Offloading

Offloading refers to the practice of using a Wi-Fi network to relieve the burden of a heavily used cellular network. Since the introduction and wide acceptance of smartphones and other mobile broadband devices, cellular traffic has dramatically increased to the point where data speeds have become progressively slower and cell phone calls are continually dropped.

The concept of offloading in the cellular industry is relatively new and became a serious consideration to major carriers in early 2011. It's a result of the growing demand of mobile broadband devices and the continued decrease in contiguous spectrum (frequency utilized by cellular devices). This dilemma has become increasingly problematic and is now identified by the FCC as the "Spectrum Crisis."

Offloading services are predicted to increase over 60% by year 2015. That would be in excess of 9000 petabytes of information needing to be offloaded to a Wi-Fi carrier grade network. That is equivalent to11 billion movie downloads.

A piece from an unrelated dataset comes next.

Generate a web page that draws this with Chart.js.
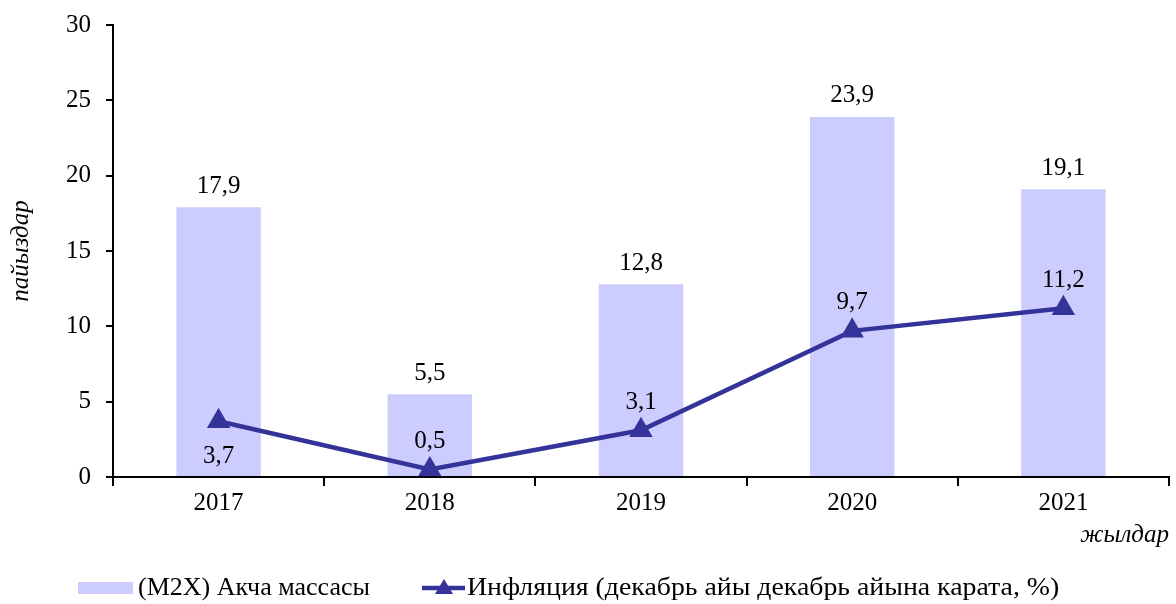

Strategically placed Wytec technology can provide major networks the ability to coffload onto a CCI designed network. A significant burden will be taken off the major carriers and the network will become faster and more efficient. Through the use of Wytec's patented Multichannel Radio Frequency Transmission (MRFT) technology and the ability to create synthetic contiguous spectrum, CCI will be able to deliver a superior product. This will result in a network with increased data speeds, fewer dropped calls, and the benefit of adding capacity to networks in a cost efficient and flexible manner.